Dancer Knaub "runs the school for me," Bunker says. "We're in contact several times a week."
And the dancers helped out by contributing to this weekend's show. Knaub choreographed an aerial quartet, "Breathing Underwater," and former O-T-O dancer Johnson is bringing in a solo of her own, "Why Don't We?" It was no problem for Bunker to set three works of her own on local dancers over the last several weeks, she says. "We're into polishing the pieces now."
The concert at the UA's Stevie Eller Theatre intersperses the five dances with three short films celebrating movement. Now in its third year, the Flying and Films show this time also adds a third genre, live music, in the form of drumming by Tucson's Odaiko Sonora.
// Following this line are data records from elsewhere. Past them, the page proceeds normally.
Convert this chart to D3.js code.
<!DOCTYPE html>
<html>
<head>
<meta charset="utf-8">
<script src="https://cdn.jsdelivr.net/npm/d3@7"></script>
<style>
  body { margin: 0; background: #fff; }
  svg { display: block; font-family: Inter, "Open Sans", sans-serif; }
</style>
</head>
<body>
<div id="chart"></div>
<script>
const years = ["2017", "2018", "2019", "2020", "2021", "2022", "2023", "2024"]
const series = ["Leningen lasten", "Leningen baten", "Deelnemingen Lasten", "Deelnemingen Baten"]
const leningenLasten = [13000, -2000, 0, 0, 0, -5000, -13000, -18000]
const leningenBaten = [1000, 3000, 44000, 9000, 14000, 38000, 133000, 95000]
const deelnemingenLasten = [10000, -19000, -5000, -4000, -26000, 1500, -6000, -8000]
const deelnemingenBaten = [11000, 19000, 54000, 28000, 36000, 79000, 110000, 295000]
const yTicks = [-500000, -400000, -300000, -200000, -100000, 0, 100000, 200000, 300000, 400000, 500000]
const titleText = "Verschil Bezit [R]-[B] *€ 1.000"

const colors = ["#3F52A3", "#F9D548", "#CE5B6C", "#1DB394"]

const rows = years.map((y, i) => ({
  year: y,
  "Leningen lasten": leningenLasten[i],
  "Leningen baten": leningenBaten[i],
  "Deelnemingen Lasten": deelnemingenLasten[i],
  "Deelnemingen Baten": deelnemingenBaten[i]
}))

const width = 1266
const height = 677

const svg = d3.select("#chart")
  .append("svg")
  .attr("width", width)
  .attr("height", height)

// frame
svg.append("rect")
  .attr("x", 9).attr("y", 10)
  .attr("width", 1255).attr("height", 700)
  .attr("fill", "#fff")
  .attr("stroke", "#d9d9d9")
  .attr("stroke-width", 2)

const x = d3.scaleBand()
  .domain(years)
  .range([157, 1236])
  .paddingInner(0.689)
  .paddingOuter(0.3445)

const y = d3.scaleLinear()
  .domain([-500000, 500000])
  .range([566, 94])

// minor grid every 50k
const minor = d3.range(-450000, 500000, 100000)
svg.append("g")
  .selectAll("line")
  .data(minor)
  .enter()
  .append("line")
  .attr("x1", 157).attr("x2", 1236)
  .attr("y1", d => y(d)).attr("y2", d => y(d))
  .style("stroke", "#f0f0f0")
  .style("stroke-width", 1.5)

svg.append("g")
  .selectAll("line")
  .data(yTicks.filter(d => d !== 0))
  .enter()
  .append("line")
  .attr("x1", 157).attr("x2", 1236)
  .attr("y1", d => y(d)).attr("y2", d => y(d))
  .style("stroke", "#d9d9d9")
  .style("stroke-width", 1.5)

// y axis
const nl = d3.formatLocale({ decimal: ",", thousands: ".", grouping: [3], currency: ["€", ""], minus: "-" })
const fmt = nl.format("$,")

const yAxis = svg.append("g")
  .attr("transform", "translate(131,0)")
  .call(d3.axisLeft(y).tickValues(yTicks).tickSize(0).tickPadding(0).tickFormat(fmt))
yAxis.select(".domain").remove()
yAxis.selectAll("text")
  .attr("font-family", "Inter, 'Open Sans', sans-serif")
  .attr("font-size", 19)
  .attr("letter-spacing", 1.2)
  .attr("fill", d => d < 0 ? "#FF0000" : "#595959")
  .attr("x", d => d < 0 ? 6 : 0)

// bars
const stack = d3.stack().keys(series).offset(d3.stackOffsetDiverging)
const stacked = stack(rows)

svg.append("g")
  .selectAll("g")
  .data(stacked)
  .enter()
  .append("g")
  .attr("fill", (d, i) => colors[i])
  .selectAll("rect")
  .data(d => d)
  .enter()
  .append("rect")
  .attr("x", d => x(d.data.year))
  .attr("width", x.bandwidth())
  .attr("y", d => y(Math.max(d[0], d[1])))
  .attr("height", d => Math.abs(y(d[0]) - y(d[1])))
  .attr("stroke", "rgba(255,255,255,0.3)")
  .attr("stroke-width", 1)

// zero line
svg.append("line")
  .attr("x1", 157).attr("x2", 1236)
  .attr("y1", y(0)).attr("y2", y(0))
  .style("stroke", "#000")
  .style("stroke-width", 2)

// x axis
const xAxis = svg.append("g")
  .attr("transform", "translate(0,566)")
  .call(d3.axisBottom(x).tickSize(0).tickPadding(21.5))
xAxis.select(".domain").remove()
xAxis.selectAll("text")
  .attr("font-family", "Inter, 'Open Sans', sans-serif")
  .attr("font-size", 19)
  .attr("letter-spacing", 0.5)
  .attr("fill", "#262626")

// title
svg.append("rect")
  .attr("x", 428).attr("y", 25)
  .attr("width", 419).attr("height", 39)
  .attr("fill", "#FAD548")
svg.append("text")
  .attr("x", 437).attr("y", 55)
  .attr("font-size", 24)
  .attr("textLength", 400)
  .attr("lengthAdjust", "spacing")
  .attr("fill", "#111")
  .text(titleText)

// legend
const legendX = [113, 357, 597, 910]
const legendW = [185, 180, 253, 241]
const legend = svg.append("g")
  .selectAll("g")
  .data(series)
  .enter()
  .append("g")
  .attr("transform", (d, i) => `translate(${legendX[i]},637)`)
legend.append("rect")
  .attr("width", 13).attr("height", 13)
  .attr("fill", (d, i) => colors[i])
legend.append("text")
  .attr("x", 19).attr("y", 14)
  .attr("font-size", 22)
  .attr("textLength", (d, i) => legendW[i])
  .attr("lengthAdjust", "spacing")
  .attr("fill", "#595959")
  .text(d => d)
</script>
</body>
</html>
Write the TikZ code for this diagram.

New York City filmmaker Jodi Kaplan has screened films in each of the previous concerts, and she comes back this year for a third outing. She'll show her newest cut of In the Blood, an experimental movie about the "choreography of boxing."
"Last year, it was a work in progress," Bunker explains. Now fully formed, its 12 minutes are divided into 12 fragments, mirroring the typical 12 rounds in a boxing match, exploring the "choreography of boxing."
Laura Lee Coles-Moster contributes the five-minute film Crow's Song. An artist who spearheads the interdisciplinary performance group Population of Noise in Vancouver, she's shot a film in her neighborhood about the "movement, light and sound" of birds, Bunker says. "It traces birds in different positions."
Koesters frequently splices his videos into Bunker's dances, but in this concert, he'll also show a film that stands alone. It's an homage to Rachel Rosenthal, whom Bunker calls the "mother of performance art. She began in the late '50s, out of the beat generation." In the film, "Her voice is overlaid with music. You see abstracted forms of people moving. Her voice is so wonderful, giving ideas and images."
Koesters also made a video backdrop for Knaub's "Breathing Underwater," picturing the rippling surface of a body of water. Danced by Keita, Brown, Olive Davis and Knaub herself, the work uses breathing difficulties as a poetic metaphor for life's suffocating patches, Bunker says.
Johnson, who now dances in New York, set her comic solo to the Beatles song, "Why Don't We Do It in the Road?" Performed last November at Jalopy Theater in Brooklyn, it's a "short, sweet take on sexual frustration," Bunker says.
Bunker's "Unfolding," a celebration of bat flight, includes a video Koesters shot of thousands of bats flying out of a Southern Arizona cave. An update on a piece from a year and half ago, the work will be danced by Miller, Dennison, Commins and Bunker herself.
Her new aerial dance, "Cry Salam," features 12 dancers in white--Brown, Keita and Knaub, along with nine student dancers who studied in the summer workshop--moving through the air on three trapezes.
"They're a little reminiscent of angels," Bunker says. "It's a prayer for peace."
The show won't end here in Tucson. Like Bunker and Koesters, it will travel back across the Pacific at the end of the summer. New dancers will give it new life.
"We'll present it in Hawaii in September," Bunker says, "at the university theater."